Public Health Service gives go-ahead for wider use of rapid HIV tests

Accuracy on par with EIAs, and returns for test results up sharply

The Public Health Service has revised its HIV testing recommendations, allowing more widespread use of rapid HIV testing in light of new studies showing that the risks of false-positive results are outweighed by the high increase in people who return for their test results.

The recommendations, published in the Morbidity and Mortality Weekly Report, are based on recent studies demonstrating that rapid HIV tests are as accurate as enzyme immunoassays (EIAs) currently used for screening, and on a mathematical model estimating the potential impact of using rapid testing in publicly funded HIV test sites. Based on the findings, the Public Health Service is urging that health care providers should be able to disclose provisional test results in some circumstances, rather than making patients wait two weeks while a confirmatory test is completed.1

The PHS model indicates that in a single year, nearly 700,000 additional people, more than 8,000 of whom would test positive, would learn their true HIV status if rapid tests were available. This is a 29% increase in the number of HIV-positive people and a 50% increase in the number of HIV-negative people who would receive their results as compared to current counseling and testing procedures.

CDC officials warn, however, that the model estimates approximately 8,000 uninfected people would receive initial false-positive results, requiring them to wait a week until a confirmatory test determined they were actually HIV-negative. Although that number is less than 1% of the 2 million people who test each year in public clinics, health officials say it warrants quality counseling to accompany the use of rapid testing.

Who should receive rapid testing and under what circumstances are governed by several factors.

First, the benefit is greatest in test settings that have a high prevalence of HIV and a low percentage of people who return for test results, such as is the case in many STD clinics. The probability of receiving a false-positive test is dependent on the prevalence of HIV in a population. In a clinic with an HIV prevalence of 10%, for example, testing 1,000 people would be expected to yield 100 true positives and four false positives. If the testing took place in a family planning clinic with an HIV prevalence of .4%, however, providers could expect four true positives and four false positives. In that case, only half of the people would be truly positive.

Secondly, people who could benefit greatly from immediate treatment would be good candidates for rapid testing. A pregnant woman about to deliver a child or a health care worker stuck by a needle would benefit from having immediate test results, the CDC notes.

At present, only one rapid test, SUDS HIV-1, an EIA produced by Murex of Norcross, GA, is approved by the FDA, which prohibits the disclosure of provisional rapid-test results. With the new PHS guidelines, the FDA is expected to change that restriction, opening up the market for rapid HIV screening tests. Two new tests are in clinical trials, and a third is already available. (See complete list in AIDS Alert, March 1998, pp. 25-27.)

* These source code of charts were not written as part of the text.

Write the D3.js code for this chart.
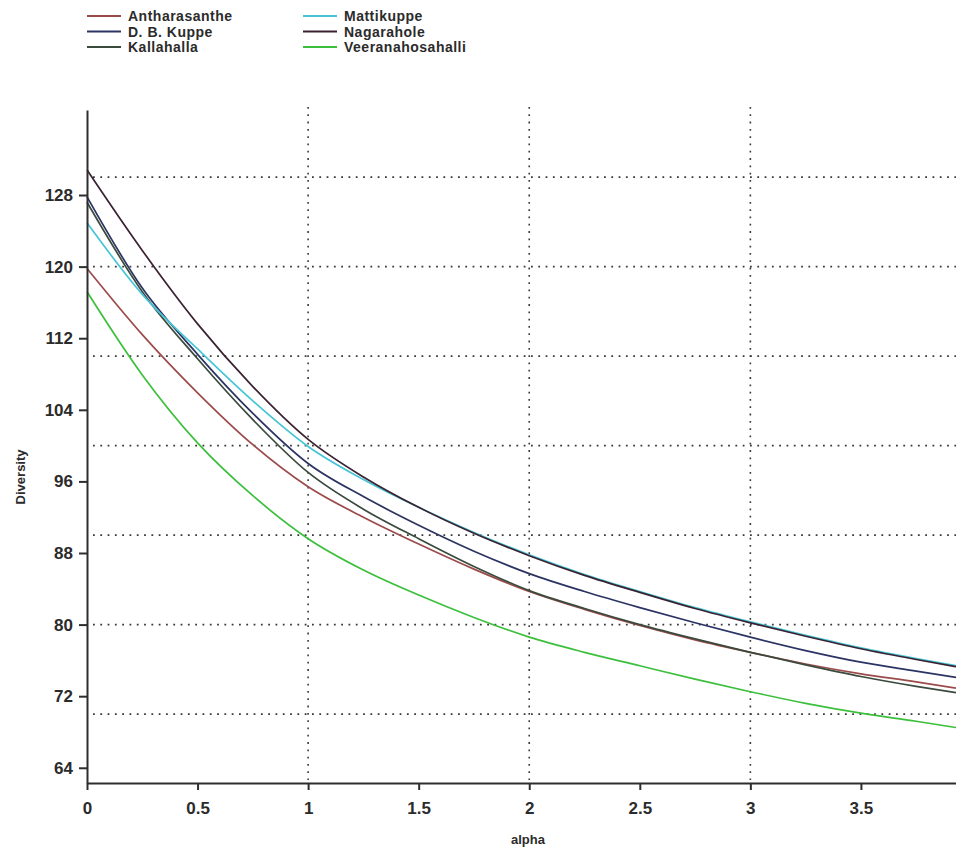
<!DOCTYPE html>
<html>
<head>
<meta charset="utf-8">
<script src="https://cdn.jsdelivr.net/npm/d3@7"></script>
<style>
  body { margin: 0; background: #fff; }
  svg { display: block; font-family: "Liberation Sans", Arial, sans-serif; }
  .axis text { font-size: 17px; font-weight: bold; fill: #2b2b2b; }
  .axis path, .axis line { stroke: #2e2e2e; stroke-width: 2; }
  .grid line { stroke: #3a3a3a; stroke-width: 1.6; stroke-dasharray: 1.8 5.5; }
  .legend text { font-size: 14px; font-weight: bold; fill: #2b2b2b; letter-spacing: 0.5px; }
  .title { font-size: 13px; font-weight: bold; fill: #2b2b2b; }
</style>
</head>
<body>
<div class="chartContainer"></div>
<script>
const alphaValues = [0, 0.25, 0.5, 0.75, 1, 1.25, 1.5, 1.75, 2, 2.25, 2.5, 2.75, 3, 3.25, 3.5, 3.75, 3.93];

//diversity profile of each site
const antharasanthe    = [119.8, 112.4, 105.9, 100.1, 95.4, 92.0, 89.0, 86.2, 83.7, 81.7, 79.9, 78.3, 76.9, 75.6, 74.5, 73.6, 72.9];
const dbKuppe          = [127.8, 117.6, 110.2, 103.6, 98.0, 94.3, 91.1, 88.2, 85.7, 83.7, 81.9, 80.2, 78.6, 77.1, 75.8, 74.8, 74.1];
const kallahalla       = [127.2, 117.2, 109.7, 102.9, 97.0, 92.9, 89.6, 86.5, 83.8, 81.8, 80.0, 78.4, 76.9, 75.5, 74.2, 73.1, 72.4];
const mattikuppe       = [124.9, 116.9, 110.8, 105.0, 99.9, 96.2, 93.1, 90.3, 87.8, 85.6, 83.7, 81.9, 80.3, 78.8, 77.4, 76.2, 75.4];
const nagarahole       = [130.8, 121.8, 113.6, 106.6, 100.7, 96.5, 93.1, 90.2, 87.7, 85.5, 83.6, 81.8, 80.2, 78.7, 77.3, 76.1, 75.3];
const veeranahosahalli = [117.2, 107.9, 100.3, 94.4, 89.6, 86.1, 83.3, 80.8, 78.6, 76.9, 75.4, 73.9, 72.5, 71.2, 70.1, 69.2, 68.5];

const siteNames = ['Antharasanthe', 'D. B. Kuppe', 'Kallahalla', 'Mattikuppe', 'Nagarahole', 'Veeranahosahalli'];
const siteColors = ['#9c4b4b', '#2b3462', '#3a4a3d', '#46c5d6', '#3a2232', '#3cbf3c'];
const siteValues = [antharasanthe, dbKuppe, kallahalla, mattikuppe, nagarahole, veeranahosahalli];

//ticks and grid lines
const xTicks = [0, 0.5, 1, 1.5, 2, 2.5, 3, 3.5];
const yTicks = [64, 72, 80, 88, 96, 104, 112, 120, 128];
const xGrid = [1, 2, 3];
const yGrid = [70, 80, 90, 100, 110, 120, 130];

//build one row per site for the line generator
function prepareSeries(){
    return siteNames.map((name, i) => ({
        name: name,
        color: siteColors[i],
        points: alphaValues.map((a, j) => ({alpha: a, value: siteValues[i][j]}))
    }));
}

function ready(){
    const series = prepareSeries();

    const width = 956, height = 849;
    const margin = {top: 110, right: 0, bottom: 66, left: 87};
    const chartWidth = width - margin.left - margin.right;
    const chartHeight = height - margin.top - margin.bottom;

    const xScale = d3.scaleLinear()
                    .domain([0, 3.93])
                    .range([0, chartWidth]);

    const yScale = d3.scaleLinear()
                    .domain([62.3, 137.5])
                    .range([chartHeight, 0]);

    const root = d3.select('.chartContainer')
        .append('svg')
        .attr('width', width)
        .attr('height', height);

    const svg = root.append('g')
        .attr('transform', `translate(${margin.left}, ${margin.top})`);

    //dotted grid
    const grid = svg.append('g').attr('class', 'grid');
    grid.selectAll('.hgrid')
        .data(yGrid)
        .enter()
        .append('line')
        .attr('class', 'hgrid')
        .attr('x1', 6)
        .attr('x2', chartWidth)
        .attr('y1', d => yScale(d))
        .attr('y2', d => yScale(d));
    grid.selectAll('.vgrid')
        .data(xGrid)
        .enter()
        .append('line')
        .attr('class', 'vgrid')
        .attr('x1', d => xScale(d))
        .attr('x2', d => xScale(d))
        .attr('y1', -3)
        .attr('y2', chartHeight - 3);

    //curves
    const line = d3.line()
        .x(d => xScale(d.alpha))
        .y(d => yScale(d.value))
        .curve(d3.curveMonotoneX);

    svg.append('g')
        .attr('class', 'lines')
        .selectAll('path')
        .data(series)
        .enter()
        .append('path')
        .attr('d', d => line(d.points))
        .style('fill', 'none')
        .style('stroke', d => d.color)
        .style('stroke-width', 1.7);

    //axes
    const xAxis = d3.axisBottom(xScale)
                    .tickValues(xTicks)
                    .tickFormat(d3.format('~g'))
                    .tickSizeInner(7)
                    .tickSizeOuter(0)
                    .tickPadding(12);

    svg.append('g')
        .attr('class', 'x axis')
        .attr('transform', `translate(0, ${chartHeight})`)
        .call(xAxis);

    const yAxis = d3.axisLeft(yScale)
                    .tickValues(yTicks)
                    .tickSizeInner(8)
                    .tickSizeOuter(0)
                    .tickPadding(6);

    svg.append('g')
        .attr('class', 'y axis')
        .call(yAxis);

    //axis titles
    svg.append('text')
        .attr('class', 'title')
        .attr('x', 441)
        .attr('y', chartHeight + 61)
        .attr('text-anchor', 'middle')
        .text('alpha');

    svg.append('text')
        .attr('class', 'title')
        .attr('transform', `translate(${-62}, ${yScale(96.5)}) rotate(-90)`)
        .attr('text-anchor', 'middle')
        .text('Diversity');

    //legend, two columns of three
    const legend = root.append('g')
        .attr('class', 'legend')
        .selectAll('g')
        .data(series)
        .enter()
        .append('g')
        .attr('transform', (d, i) => `translate(${i < 3 ? 87 : 303}, ${16 + (i % 3) * 15.5})`);

    legend.append('line')
        .attr('x1', 0)
        .attr('x2', 34)
        .style('stroke', d => d.color)
        .style('stroke-width', 2.2);

    legend.append('text')
        .attr('x', 41)
        .attr('dy', '0.36em')
        .text(d => d.name);
}

ready();
</script>
</body>
</html>
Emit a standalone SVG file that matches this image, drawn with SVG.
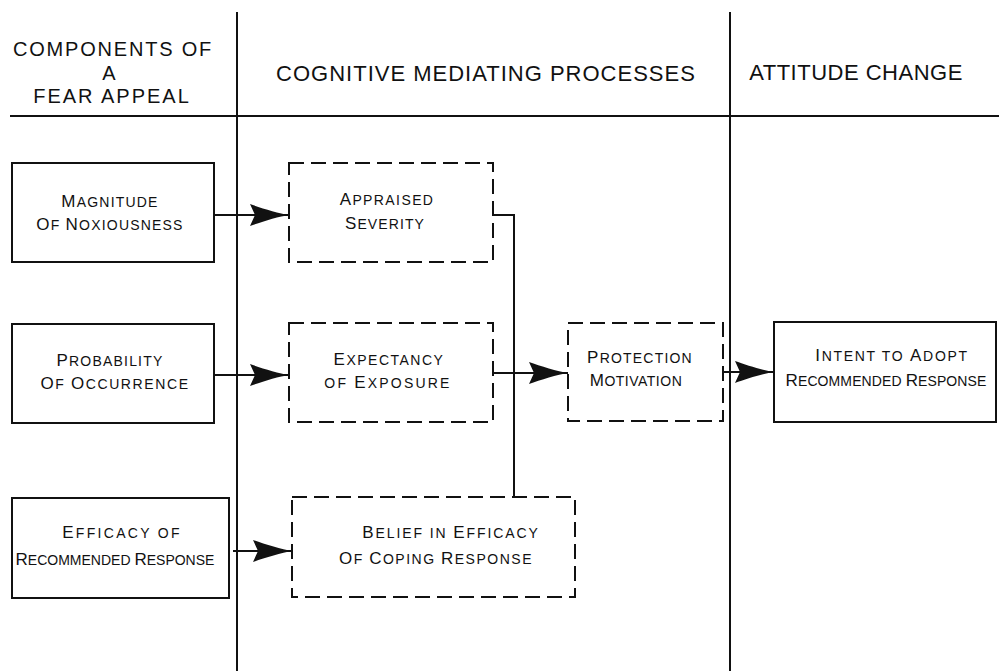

"Unfortunately, only one rapid test is currently licensed in the United States, and the reasons for that are various but they are not necessarily because they don't perform well," says Stephen McDougal, PhD, chief of the HIV immunology and diagnostic branch in the division of AIDS, STD, and TB laboratory research at the CDC's National Center for Infectious Diseases. As many as 40 manufacturers are working on some type of rapid HIV test, he adds.

The CDC's new position will mean that HIV testing is not limited to the clinic, and that testing can be performed as a street outreach, particularly in high-risk areas. Nonetheless, rapid testing raises ethical and psychological concerns about patients receiving on-the-spot information about a life-threatening disease.

Counseling is critical

Because rapid tests are not 100% accurate, the CDC recommends that quality counseling accompany their use. As with traditional HIV testing, counseling must be tailored to the individual and emphasize the need for confirmatory testing. Counseling should include a discussion of how HIV prevalence influences the degree of test-result certainty, the CDC notes.

Currently, the CDC is revising its guidelines for HIV counseling and testing, which will provide additional recommendations on rapid testing. The agency also is working with communities to help train counselors who use rapid testing and will re-evaluate current testing-and-counseling algorithms when additional rapid tests become available.

"With a focus on quality, client-centered counseling, the disadvantages of rapid testing can be minimized," the CDC states.


1. Centers for Disease Control and Prevention. Update: HIV counseling and testing using rapid tests - United States, 1995. MMWR 1998; 47:211-215.